Colloquium Series Hosts Rob DeLine

Rob DeLine
Rob DeLine

The CSE Colloquium Series will present distinguished speaker Rob Deline, who will talk about "Improving the User Experience of Big Data Analytics", on April 9 at 4 p.m. in Avery 115. The presentation will be preceded by a reception at 3:30 p.m. in Avery 348.

Abstract

Data science today is like software development in the mainframe era: data scientists twiddle their thumbs waiting for big batch jobs to complete and shuffle data around between multiple independent tools, often through tedious clerical work. A typical workflow might include map/reduce systems (Hadoop), database management systems (MySql), spreadsheets, scripting environments (Python), statistical programs (R, Matlab) and machine learning tools (Weka). These bureaucratic workflows have several disadvantages, including the barrier of learning all these tools, the vigilance needed to prevent mistakes, the difficulty of preserving provenance and reproducibility, and the extra effort required to share data sets and analyses. To address these problems, I'll present a demo of our prototype environment for data science, called “Stat!”. The goal of “Stat!” is to allow a data scientist to accomplish an entire workflow, from raw data to final presentations, in one environment. This integration creates the opportunity for high productivity, automated checking, and preservation of data provenance. The project's long-term goal is to democratize data analysis so that, say, the average spreadsheet user can use statistics and machine learning to draw valid conclusions about a data set of her choice.

Biography

DeLine is a principal researcher at Microsoft Research, who studies the work practices of software developers and, more recently, data scientists. From 2005 to 2012, Dr. DeLine founded and managed a research group dedicated the user-centered design of software development tools, with a focus on information seeking, program comprehension and task management.
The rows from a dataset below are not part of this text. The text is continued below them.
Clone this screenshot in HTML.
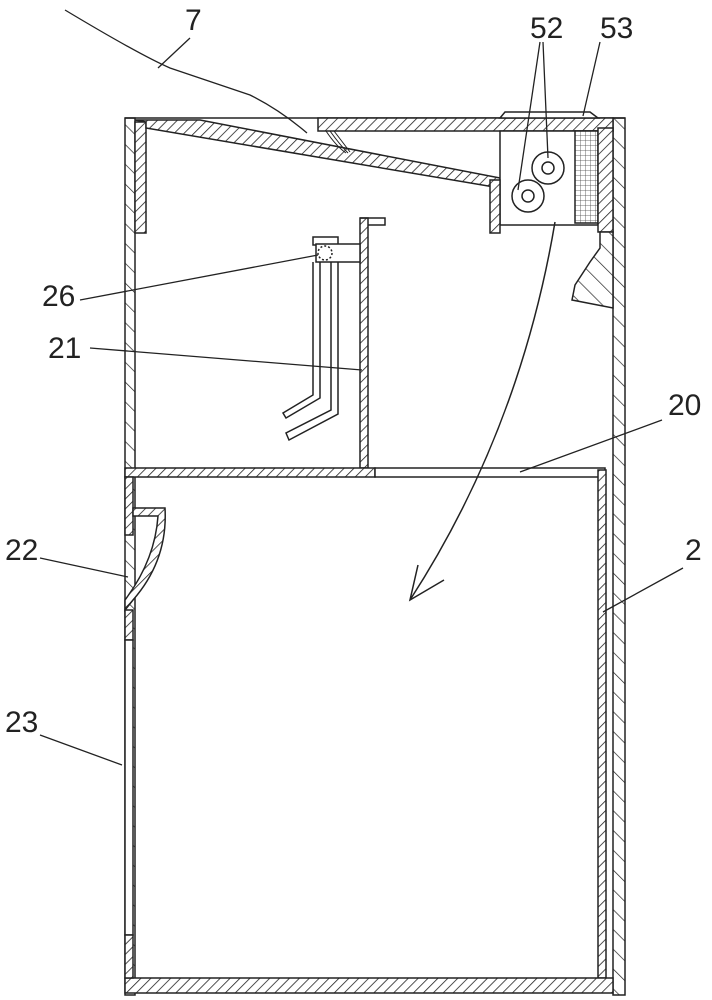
<!DOCTYPE html>
<html><head><meta charset="utf-8"><style>
html,body{margin:0;padding:0;background:#fff}
svg{display:block}
text{font-family:"Liberation Sans",sans-serif;font-size:30px;fill:#222}
</style></head><body>
<svg width="712" height="1000" viewBox="0 0 712 1000" xmlns="http://www.w3.org/2000/svg">
<defs>
<pattern id="h" width="7" height="7" patternUnits="userSpaceOnUse" patternTransform="rotate(45)">
<rect width="7" height="7" fill="#fff"/><line x1="0" y1="0" x2="0" y2="7" stroke="#222" stroke-width="1.6"/></pattern>
<pattern id="hw" width="14" height="14" patternUnits="userSpaceOnUse" patternTransform="rotate(-45)">
<rect width="14" height="14" fill="#fff"/><line x1="0" y1="0" x2="0" y2="14" stroke="#222" stroke-width="1.4"/></pattern>
<pattern id="g" width="5" height="5" patternUnits="userSpaceOnUse">
<rect width="5" height="5" fill="#fff"/><path d="M0 0H5M0 0V5" stroke="#444" stroke-width="0.8"/></pattern>
</defs>
<g stroke="#222" stroke-width="1.5" fill="none">
<!-- outer walls -->
<rect x="125" y="118" width="10" height="877" fill="url(#hw)"/>
<rect x="613" y="118" width="12" height="877" fill="url(#hw)"/>
<line x1="125" y1="118" x2="625" y2="118"/>
<!-- upper left inner panel -->
<rect x="135" y="122" width="11" height="111" fill="url(#h)"/>
<!-- top left band + sloped plate -->
<polygon points="135,120 200,120 500,178 500,188 146,128 146,122" fill="url(#h)"/>
<!-- top right band -->
<rect x="318" y="118" width="295" height="13" fill="url(#h)"/>
<!-- 53 -->
<polygon points="500,118 505,112 590,112 598,118" fill="#fff"/>
<!-- box 52 -->
<rect x="500" y="131" width="98" height="94" fill="#fff"/>
<rect x="490" y="180" width="10" height="53" fill="url(#h)"/>
<rect x="575" y="131" width="23" height="92" fill="url(#g)"/>
<rect x="598" y="128" width="15" height="104" fill="url(#h)"/>
<circle cx="548" cy="168" r="16" fill="#fff"/><circle cx="548" cy="168" r="6"/>
<circle cx="528" cy="196" r="16" fill="#fff"/><circle cx="528" cy="196" r="6"/>
<path d="M326 131 q10 15 20 22 M330 131 q10 14 18 22 M334 131 q10 13 16 21" stroke-width="1"/>
<!-- right lump -->
<polygon points="600,232 613,232 613,308 572,300 575,285 590,262 600,248" fill="url(#hw)"/>
<!-- plate 21 -->
<rect x="360" y="218" width="8" height="250" fill="url(#h)"/>
<path d="M360 218 H385 V225 H380 M368 225 H380" fill="none"/>
<!-- hanger 26 -->
<rect x="313" y="237" width="25" height="8" fill="#fff"/>
<rect x="316" y="244" width="44" height="18" fill="#fff"/>
<circle cx="325" cy="253" r="7" stroke-dasharray="2,2"/>
<path d="M313 262 V395 L283 413 L286 418 L320 398 V262"/>
<path d="M331 262 V410 L286 433 L289 440 L338 414 V262"/>
<!-- floor 20 -->
<rect x="125" y="468" width="250" height="9" fill="url(#h)"/>
<rect x="375" y="468" width="230" height="9" fill="#fff"/>
<rect x="598" y="470" width="8" height="508" fill="url(#h)"/>
<!-- bottom -->
<rect x="125" y="978" width="488" height="15" fill="url(#h)"/>
<!-- lower left wall + hook 22 -->
<rect x="125" y="477" width="8" height="58" fill="url(#h)"/>
<path d="M133 508 H165 Q168 560 133 600 L125 610 V600 Q155 560 158 516 H133 Z" fill="url(#h)"/>
<rect x="125" y="610" width="8" height="30" fill="url(#h)"/>
<rect x="125" y="640" width="8" height="295" fill="#fff"/>
<rect x="125" y="935" width="8" height="43" fill="url(#h)"/>
<!-- big arrow -->
<path d="M555 222 Q520 430 410 600"/>
<path d="M418 565 L410 600 L444 580"/>
<!-- leaders -->
<path d="M65 10 Q140 55 170 68 Q220 85 250 95 Q280 110 307 133" stroke-width="1.3"/>
<path d="M190 38 L158 68" stroke-width="1.3"/>
<path d="M543 42 L548 158 M540 42 L518 190 M600 42 L583 116" stroke-width="1.3"/>
<path d="M80 300 L318 255 M90 348 L362 370 M662 420 L520 472 M40 558 L128 577 M683 568 L603 612 M40 735 L122 765" stroke-width="1.3"/>
</g>
<text x="185" y="30">7</text>
<text x="530" y="38">52</text>
<text x="600" y="38">53</text>
<text x="42" y="306">26</text>
<text x="48" y="358">21</text>
<text x="668" y="415">20</text>
<text x="5" y="560">22</text>
<text x="685" y="560">2</text>
<text x="5" y="732">23</text>
</svg>
</body></html>
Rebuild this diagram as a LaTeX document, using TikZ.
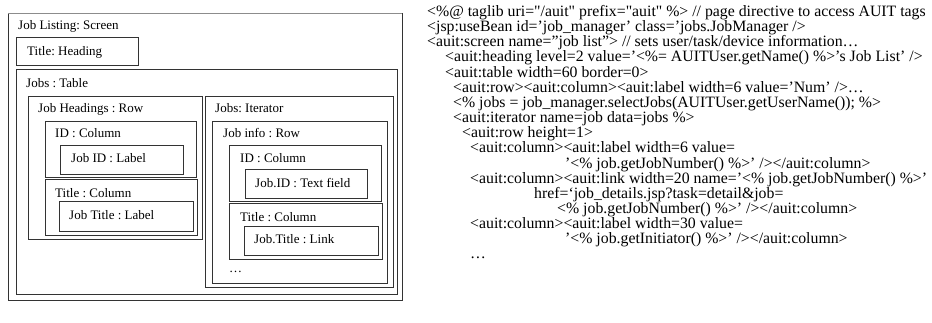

In collaboration with colleagues, he has invented development environments that exploit spatial memory (Debugger Canvas, Code Canvas), a recommendation system for program comprehension (Team Tracks), type systems to enforce API protocols (Fugue, Vault), a software architecture environment (UniCon), and a popular environment for end-user programming (Alice). He received his PhD from Carnegie Mellon University in 1999 and his MS from the University of Virginia in 1993.